## [THE REQUEST]
Beginning with the first line, set down every line through the one containing "2000, 5000, 10000];", exactly as it appears, but not the pictures.
______
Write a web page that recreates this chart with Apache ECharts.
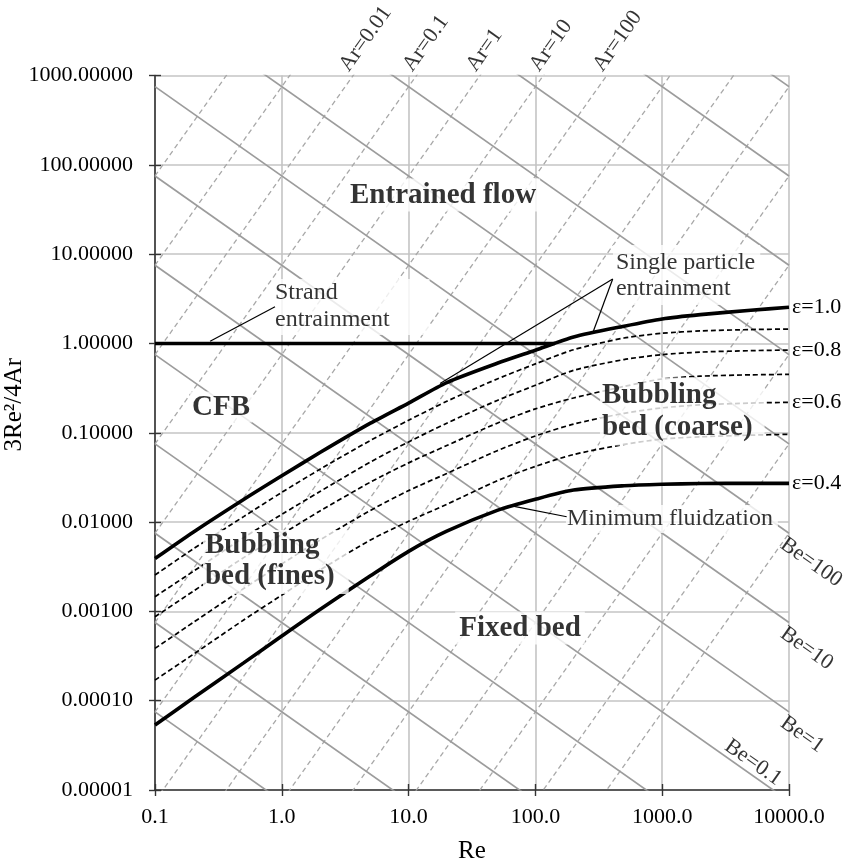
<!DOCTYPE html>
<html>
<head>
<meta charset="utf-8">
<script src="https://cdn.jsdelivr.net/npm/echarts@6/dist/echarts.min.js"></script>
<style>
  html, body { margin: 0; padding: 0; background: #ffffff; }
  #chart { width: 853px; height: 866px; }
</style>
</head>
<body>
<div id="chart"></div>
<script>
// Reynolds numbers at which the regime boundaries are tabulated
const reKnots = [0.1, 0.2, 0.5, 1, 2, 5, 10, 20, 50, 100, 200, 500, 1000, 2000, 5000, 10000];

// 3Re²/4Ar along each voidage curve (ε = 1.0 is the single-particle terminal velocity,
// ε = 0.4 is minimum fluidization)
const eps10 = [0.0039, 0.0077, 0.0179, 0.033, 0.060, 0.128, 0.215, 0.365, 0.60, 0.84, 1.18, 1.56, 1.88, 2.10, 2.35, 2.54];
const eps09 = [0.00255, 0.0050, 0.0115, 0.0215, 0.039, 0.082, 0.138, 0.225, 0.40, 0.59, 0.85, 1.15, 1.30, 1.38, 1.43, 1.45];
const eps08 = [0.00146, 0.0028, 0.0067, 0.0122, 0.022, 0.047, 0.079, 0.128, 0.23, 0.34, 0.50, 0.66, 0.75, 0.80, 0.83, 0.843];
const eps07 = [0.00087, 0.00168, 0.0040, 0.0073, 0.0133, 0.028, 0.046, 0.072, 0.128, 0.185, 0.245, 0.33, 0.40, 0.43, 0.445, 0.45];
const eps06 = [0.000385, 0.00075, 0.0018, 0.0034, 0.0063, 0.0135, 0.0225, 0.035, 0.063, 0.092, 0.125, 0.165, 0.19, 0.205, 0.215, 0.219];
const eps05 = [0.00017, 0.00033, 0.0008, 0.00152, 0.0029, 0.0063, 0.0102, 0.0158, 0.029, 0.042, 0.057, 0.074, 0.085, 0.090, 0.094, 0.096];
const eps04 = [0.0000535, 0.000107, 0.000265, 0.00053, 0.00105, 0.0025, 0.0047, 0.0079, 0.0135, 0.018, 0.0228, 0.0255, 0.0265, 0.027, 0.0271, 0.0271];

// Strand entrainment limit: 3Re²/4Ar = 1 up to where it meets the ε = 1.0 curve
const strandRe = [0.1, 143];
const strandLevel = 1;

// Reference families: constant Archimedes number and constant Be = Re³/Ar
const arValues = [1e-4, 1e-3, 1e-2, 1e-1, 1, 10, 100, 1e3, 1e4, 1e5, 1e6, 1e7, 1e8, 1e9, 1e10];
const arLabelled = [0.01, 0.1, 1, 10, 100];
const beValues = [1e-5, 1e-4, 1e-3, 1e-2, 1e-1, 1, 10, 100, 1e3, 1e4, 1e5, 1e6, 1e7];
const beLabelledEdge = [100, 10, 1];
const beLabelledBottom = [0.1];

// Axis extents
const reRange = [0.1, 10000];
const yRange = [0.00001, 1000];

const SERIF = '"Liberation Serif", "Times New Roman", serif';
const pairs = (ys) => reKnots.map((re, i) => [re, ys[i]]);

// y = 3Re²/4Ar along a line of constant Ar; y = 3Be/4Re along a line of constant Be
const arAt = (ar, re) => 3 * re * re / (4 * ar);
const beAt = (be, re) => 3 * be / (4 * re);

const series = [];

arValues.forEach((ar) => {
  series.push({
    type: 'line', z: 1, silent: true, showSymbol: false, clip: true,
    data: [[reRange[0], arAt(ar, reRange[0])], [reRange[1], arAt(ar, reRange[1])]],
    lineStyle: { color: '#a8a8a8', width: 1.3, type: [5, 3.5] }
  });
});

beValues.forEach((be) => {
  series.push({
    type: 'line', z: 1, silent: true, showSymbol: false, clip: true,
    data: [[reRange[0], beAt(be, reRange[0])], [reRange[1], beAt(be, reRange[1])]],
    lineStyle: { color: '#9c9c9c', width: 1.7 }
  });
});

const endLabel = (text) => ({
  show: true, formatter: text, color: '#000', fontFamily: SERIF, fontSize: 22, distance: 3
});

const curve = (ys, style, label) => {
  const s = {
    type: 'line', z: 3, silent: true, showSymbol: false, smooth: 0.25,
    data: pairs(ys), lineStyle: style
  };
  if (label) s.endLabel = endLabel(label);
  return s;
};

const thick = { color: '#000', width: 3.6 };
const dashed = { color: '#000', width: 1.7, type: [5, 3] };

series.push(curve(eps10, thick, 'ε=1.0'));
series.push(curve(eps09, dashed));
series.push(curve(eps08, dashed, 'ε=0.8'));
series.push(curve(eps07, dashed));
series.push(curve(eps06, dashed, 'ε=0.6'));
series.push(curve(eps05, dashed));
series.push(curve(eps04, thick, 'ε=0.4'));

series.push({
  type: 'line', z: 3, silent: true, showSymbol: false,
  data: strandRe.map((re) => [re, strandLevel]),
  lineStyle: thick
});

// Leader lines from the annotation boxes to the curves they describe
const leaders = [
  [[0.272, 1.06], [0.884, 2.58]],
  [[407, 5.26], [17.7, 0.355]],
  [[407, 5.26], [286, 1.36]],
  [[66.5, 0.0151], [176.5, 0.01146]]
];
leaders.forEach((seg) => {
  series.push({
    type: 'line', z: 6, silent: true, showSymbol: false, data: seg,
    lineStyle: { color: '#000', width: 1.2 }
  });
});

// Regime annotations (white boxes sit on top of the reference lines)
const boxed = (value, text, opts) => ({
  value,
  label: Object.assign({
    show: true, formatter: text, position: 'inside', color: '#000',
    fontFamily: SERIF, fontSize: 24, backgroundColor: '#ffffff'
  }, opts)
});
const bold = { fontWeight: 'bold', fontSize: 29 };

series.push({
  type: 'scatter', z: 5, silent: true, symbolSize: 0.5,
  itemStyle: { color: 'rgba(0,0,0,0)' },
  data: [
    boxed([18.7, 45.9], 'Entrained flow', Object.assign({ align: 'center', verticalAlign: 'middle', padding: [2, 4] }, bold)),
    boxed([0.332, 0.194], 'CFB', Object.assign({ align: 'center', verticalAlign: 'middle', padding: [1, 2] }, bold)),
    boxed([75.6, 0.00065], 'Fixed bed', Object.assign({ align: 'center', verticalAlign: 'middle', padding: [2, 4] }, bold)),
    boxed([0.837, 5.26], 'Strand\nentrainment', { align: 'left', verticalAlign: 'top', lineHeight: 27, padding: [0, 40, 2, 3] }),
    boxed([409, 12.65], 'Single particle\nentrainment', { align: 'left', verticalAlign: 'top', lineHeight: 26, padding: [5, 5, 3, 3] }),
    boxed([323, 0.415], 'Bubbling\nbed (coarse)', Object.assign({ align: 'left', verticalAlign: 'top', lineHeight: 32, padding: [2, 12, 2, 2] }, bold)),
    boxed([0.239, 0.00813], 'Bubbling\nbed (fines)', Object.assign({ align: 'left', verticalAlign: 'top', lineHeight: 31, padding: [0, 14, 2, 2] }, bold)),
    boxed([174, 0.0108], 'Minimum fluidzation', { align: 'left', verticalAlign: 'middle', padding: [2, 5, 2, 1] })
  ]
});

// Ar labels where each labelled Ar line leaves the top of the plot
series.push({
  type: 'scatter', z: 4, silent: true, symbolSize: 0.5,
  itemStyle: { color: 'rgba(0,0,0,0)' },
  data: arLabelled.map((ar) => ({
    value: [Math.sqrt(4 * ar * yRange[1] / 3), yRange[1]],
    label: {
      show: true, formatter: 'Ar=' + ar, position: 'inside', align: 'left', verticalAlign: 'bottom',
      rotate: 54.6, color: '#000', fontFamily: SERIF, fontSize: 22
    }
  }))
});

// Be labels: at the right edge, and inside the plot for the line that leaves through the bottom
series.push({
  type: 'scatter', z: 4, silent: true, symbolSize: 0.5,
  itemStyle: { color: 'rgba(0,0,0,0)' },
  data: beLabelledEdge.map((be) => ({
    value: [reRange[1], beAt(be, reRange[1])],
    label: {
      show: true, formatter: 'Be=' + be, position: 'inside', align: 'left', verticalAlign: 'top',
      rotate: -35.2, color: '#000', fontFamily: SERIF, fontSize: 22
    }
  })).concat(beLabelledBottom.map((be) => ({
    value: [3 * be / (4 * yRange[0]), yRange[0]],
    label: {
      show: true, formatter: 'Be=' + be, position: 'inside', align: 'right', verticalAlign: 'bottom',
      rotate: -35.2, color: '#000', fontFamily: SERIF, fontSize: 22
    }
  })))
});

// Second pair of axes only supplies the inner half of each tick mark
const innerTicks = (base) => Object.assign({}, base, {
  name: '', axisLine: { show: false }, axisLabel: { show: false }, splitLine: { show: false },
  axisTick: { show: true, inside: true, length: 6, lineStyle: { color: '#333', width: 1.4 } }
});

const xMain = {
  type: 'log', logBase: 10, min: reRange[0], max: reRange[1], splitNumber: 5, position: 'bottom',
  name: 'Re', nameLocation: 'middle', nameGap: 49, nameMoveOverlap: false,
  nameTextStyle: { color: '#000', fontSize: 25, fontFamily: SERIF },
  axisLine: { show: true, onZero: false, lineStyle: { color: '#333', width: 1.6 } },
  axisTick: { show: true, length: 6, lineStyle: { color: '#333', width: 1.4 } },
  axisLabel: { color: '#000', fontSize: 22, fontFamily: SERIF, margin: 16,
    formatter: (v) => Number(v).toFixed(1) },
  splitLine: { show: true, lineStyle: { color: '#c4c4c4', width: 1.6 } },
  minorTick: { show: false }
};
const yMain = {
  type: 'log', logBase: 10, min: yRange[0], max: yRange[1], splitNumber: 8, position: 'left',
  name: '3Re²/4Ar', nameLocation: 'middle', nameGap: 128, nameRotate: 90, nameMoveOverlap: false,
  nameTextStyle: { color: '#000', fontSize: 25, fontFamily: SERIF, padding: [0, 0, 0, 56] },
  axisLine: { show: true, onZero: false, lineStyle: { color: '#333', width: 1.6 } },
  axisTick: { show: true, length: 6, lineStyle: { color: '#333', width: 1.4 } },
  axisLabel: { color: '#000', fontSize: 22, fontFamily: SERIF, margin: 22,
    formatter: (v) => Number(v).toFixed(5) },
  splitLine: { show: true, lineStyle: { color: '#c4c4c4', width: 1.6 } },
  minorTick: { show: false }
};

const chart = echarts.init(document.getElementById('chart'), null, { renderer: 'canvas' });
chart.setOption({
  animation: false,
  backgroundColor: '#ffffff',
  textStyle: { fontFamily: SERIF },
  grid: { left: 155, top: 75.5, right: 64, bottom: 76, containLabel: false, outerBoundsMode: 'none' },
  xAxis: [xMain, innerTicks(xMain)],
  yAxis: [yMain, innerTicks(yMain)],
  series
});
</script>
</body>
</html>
______
## [RESPONSE TO THE EXERCISE]
Write a web page that recreates this chart with Apache ECharts.
<!DOCTYPE html>
<html>
<head>
<meta charset="utf-8">
<script src="https://cdn.jsdelivr.net/npm/echarts@6/dist/echarts.min.js"></script>
<style>
  html, body { margin: 0; padding: 0; background: #ffffff; }
  #chart { width: 853px; height: 866px; }
</style>
</head>
<body>
<div id="chart"></div>
<script>
// Reynolds numbers at which the regime boundaries are tabulated
const reKnots = [0.1, 0.2, 0.5, 1, 2, 5, 10, 20, 50, 100, 200, 500, 1000, 2000, 5000, 10000];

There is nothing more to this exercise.